TCS Daily

Meet the Real 'Joe Millionaire'

By Duane D. Freese - January 7, 2003 12:00 AM

Is Federal Communications Commission Chairman Michael Powell taking his cues from Fox TV?

This week the naughty network delivers a new twist on the reality dating and wooing game. The show, "Joe Millionaire," essentially cons a score of beautiful women into seeking the affections of a $19,000 a year construction worker they are led to believe is worth $50 million. The fun: To see how the last woman duped after 20 others are dumped feels when she discovers the truth.

If reports from the Wall Street Journal and Reuters are correct, Powell is having some naughty thoughts of his own. He is thinking of conning telecommunications consumers and investors that telecommunications competition will thrive despite pulling the rug out from under local competition.

Local telecom competition has been thriving lately, providing consumers huge benefits. The giant Bell company SBC, for example, has cut consumer phone rates 33 percent in Michigan, and lowered and simplified rates in Illinois, California and Ohio to meet new competition. In New York, Verizon has done much the same. Furthermore, the competition has led the Bells to bundle together services in cost-saving ways.

All of this has come about in large measure because state utility commissions, upset by the lack of local competition, looked at the rates the Bells were charging competitors to lease their networks and began applying the FCC's forward looking pricing requirements to lower those charges.

As could be expected, the Bells screamed. But, in a noteworthy detail, none of them took advantage of the lower rates they complained about to enter a brother Bells' territory.

Make no mistake about this: If the FCC now bows to their screams rather than looks at the Bells' actions, competition will diminish and the Bells will seek to further entrench their monopolies.

The requirement that the Bells provide wholesale leasing of their network platform to competitors - so-called UNE-P - is the only reasonable way for most competitors to enter local phone markets now.

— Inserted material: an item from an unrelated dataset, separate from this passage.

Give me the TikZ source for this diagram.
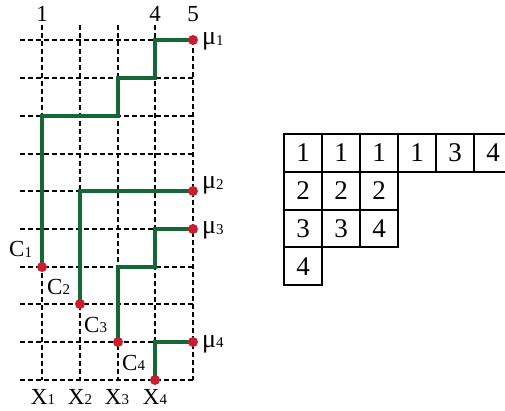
\documentclass[tikz,border=0pt]{standalone}
\usepackage{fontspec}
\setmainfont{Liberation Serif}
\definecolor{pathgreen}{RGB}{22,103,55}
\definecolor{dotred}{RGB}{200,30,45}
\newcommand\lbl{\fontsize{23}{26}\selectfont}
\newcommand\sbs[1]{{\fontsize{15}{17}\selectfont\raisebox{-0.8pt}{#1}}}
\newcommand\mmu{{\fontsize{26}{28}\selectfont μ}}
\begin{document}
\begin{tikzpicture}[x=1pt,y=-1pt,
  gridline/.style={dashed,dash pattern=on 5pt off 3pt,line width=1.2pt,black},
  gpath/.style={pathgreen,line width=4pt,line join=miter},
  dot/.style={circle,fill=dotred,inner sep=0pt,minimum size=10pt},
  lab/.style={inner sep=0pt,font=\lbl},
  cell/.style={draw,line width=2pt,minimum width=38pt,minimum height=37.8pt,inner sep=0pt,font=\fontsize{27}{30}\selectfont}]
\useasboundingbox (0,0) rectangle (505,411);
% dashed grid
\foreach \y in {40,78,116,154,191,229,267,304,342,380}
  \draw[gridline] (20,\y) -- (193,\y);
\foreach \x in {42,80,118,155}
  \draw[gridline] (\x,25) -- (\x,380);
\draw[gridline] (193,40) -- (193,380);
% column labels
\node[lab,anchor=base] (k1) at (42,22) {1};
\node[lab,anchor=base] (k4) at (155,22) {4};
\node[lab,anchor=base] (k5) at (193,22) {5};
% corners
\coordinate (a1) at (42,116);
\coordinate (a2) at (118,116);
\coordinate (a3) at (118,78);
\coordinate (a4) at (155,78);
\coordinate (a5) at (155,40);
\coordinate (b1) at (80,191);
\coordinate (c1a) at (118,267);
\coordinate (c2a) at (155,267);
\coordinate (c3a) at (155,229);
\coordinate (d1) at (155,342);
% green paths
\draw[gpath] (42,267) -- (a1) -- (a2) -- (a3) -- (a4) -- (a5) -- (193,40);
\draw[gpath] (80,304) -- (b1) -- (193,191);
\draw[gpath] (118,342) -- (c1a) -- (c2a) -- (c3a) -- (193,229);
\draw[gpath] (155,380) -- (d1) -- (193,342);
% dots
\node[dot] (m1) at (193,40) {};
\node[dot] (m2) at (193,191) {};
\node[dot] (m3) at (193,229) {};
\node[dot] (m4) at (193,342) {};
\node[dot] (c1) at (42,267) {};
\node[dot] (c2) at (80,304) {};
\node[dot] (c3) at (118,342) {};
\node[dot] (c4) at (155,380) {};
% labels
\node[lab,anchor=base west] (lm1) at (202,45) {\mmu\sbs{1}};
\node[lab,anchor=base west] (lm2) at (202,189) {\mmu\sbs{2}};
\node[lab,anchor=base west] (lm3) at (202,234) {\mmu\sbs{3}};
\node[lab,anchor=base west] (lm4) at (202,347) {\mmu\sbs{4}};
\node[lab,anchor=base west] (lc1) at (9,257) {C\sbs{1}};
\node[lab,anchor=base west] (lc2) at (47,294) {C\sbs{2}};
\node[lab,anchor=base west] (lc3) at (84,332) {C\sbs{3}};
\node[lab,anchor=base west] (lc4) at (122,370) {C\sbs{4}};
\node[lab,anchor=base] (lx1) at (43,404) {X\sbs{1}};
\node[lab,anchor=base] (lx2) at (80,404) {X\sbs{2}};
\node[lab,anchor=base] (lx3) at (117,404) {X\sbs{3}};
\node[lab,anchor=base] (lx4) at (155,404) {X\sbs{4}};
% tableau
\foreach \c/\v in {0/1,1/1,2/1,3/1,4/3,5/4}
  \node[cell] (t1-\c) at (303+38*\c,152.9) {\v};
\foreach \c/\v in {0/2,1/2,2/2}
  \node[cell] (t2-\c) at (303+38*\c,190.7) {\v};
\foreach \c/\v in {0/3,1/3,2/4}
  \node[cell] (t3-\c) at (303+38*\c,228.5) {\v};
\node[cell] (t4-0) at (303,266.3) {4};
\end{tikzpicture}
\end{document}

It is the only way they can generate the capital to ultimately build out a competing network they can fully control themselves.

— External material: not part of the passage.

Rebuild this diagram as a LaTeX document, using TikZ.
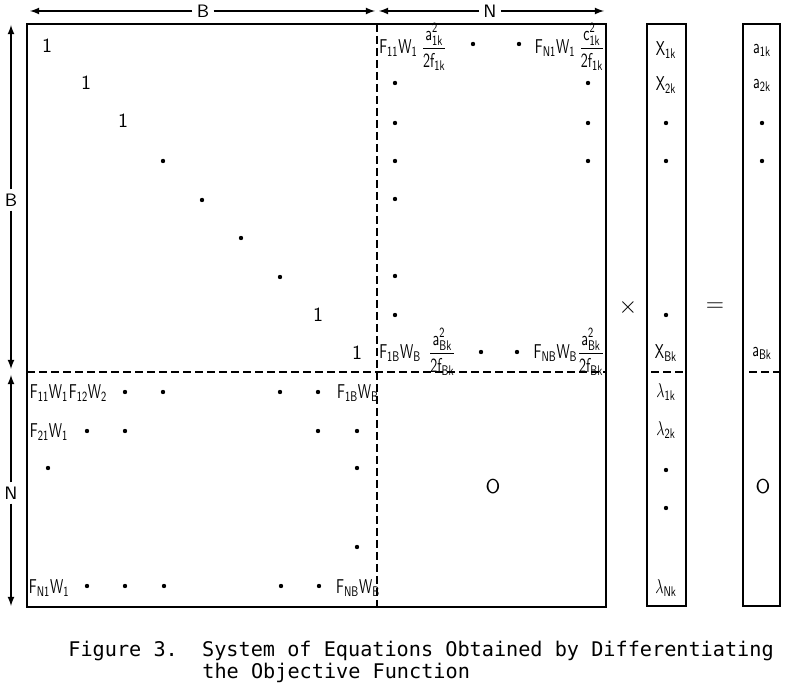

Without that mode of entry, in all likelihood, a new round of consolidation among telecommunications providers will ensue, with the Bells swallowing up WorldCom, Sprint and possibly even AT&T. Prices will rise. Investment in innovative technology will diminish. And investors and consumers - led to believe by the Telecommunications Act of 1996 that competition was on the way to spur improvements in both service and pricing - will have been duped.

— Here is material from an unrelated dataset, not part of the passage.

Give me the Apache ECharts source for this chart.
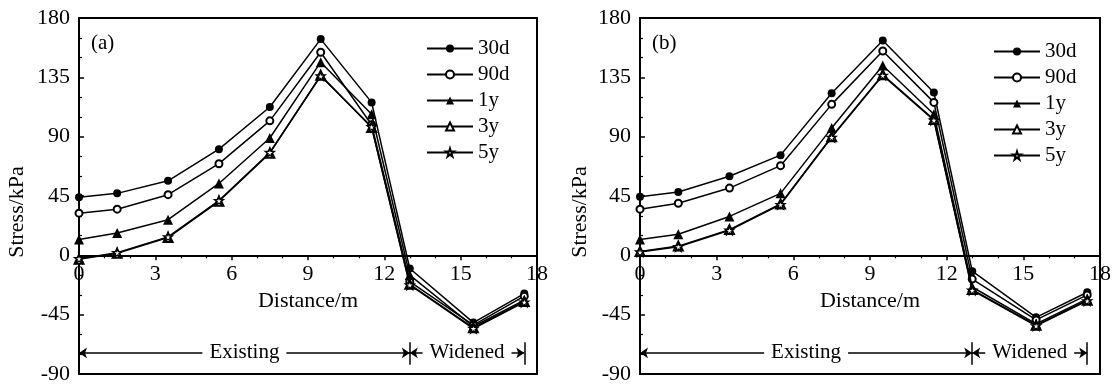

It doesn't take a genius to see that outcome. Just some common, nonlawyerly, sense.

Think about it:

  • The four remaining Bell operating companies continue to control a $300 billion communications network with direct contact to more than 100 million homes.

  • They've received FCC and state permission to provide long distance service beginning this year - aided by wholesale leasing of long distance company lines at steep 70 percent discounts.

  • As Eduardo Menasce, president of Verizon Enterprise Solutions Group, admitted to Network World Fusion recently, "It's much easier (for us) to go after long-distance. It's less capital intensive to move from local to long-distance than the other way around."

  • In addition, while computerization means it takes only 15 minutes for a Bell to switch another company's long distance customer to its service, the antiquated switching in the local loop means a consumer seeking to switch to a competitor of the Bells can have to wait weeks and even months.

  • The three largest Bells - SBC, Bell South and Verizon - have wireless stakes that make the bundling of local, long distance and wireless services for consumer simple.

  • The rejection of the Echostar-Hughes merger means that neither satellite company is in a position to compete with the Bells by providing phone or high-speed Internet service, so they will be ripe to become Bell partners giving them a ready video component.

  • The Bells are putting money into new technology such as Wi-Fi that could threaten their monopoly dominance in local and high-speed service. With the FCC having delayed decisions on spectrum issues, the Bells, once local competition issues are handled, will be in position to thwart new entrants in that realm.

In short, any decision that short circuits local competition now threatens to remonopolize telecommunications. At best it amounts to asserting a duopoly - with cable companies becoming the only realistic source for local competition with the Bells. And such an outcome would amount to the federal government committing a fraud.

For when Congress passed the Telecommunications Act of 1996, it induced investors to pour tens of billions of dollars into new telecommunications' ventures on the promise that competition would be enforced throughout the telecommunications arena, not just long distance, as had been the case since the break up of AT&T in 1984.

The key to the deal struck then was that the local phone loop would be opened to competitors, in return for which the Bells would be allowed to get into long distance and other services.

It's taken years of litigation and education of state public utility commissions to finally get local competition off the ground, with 80 commissioners from 34 states urging the FCC not to upset their hard work.

The Bells are now into long distance. If the FCC eliminates the means for competitors to enter their local markets, it will be complicit in having duped investors into dumping billions into telecommunications with no chance of winning.

And Michael Powell will earn the title "Joe Millionaire," con man of the information age.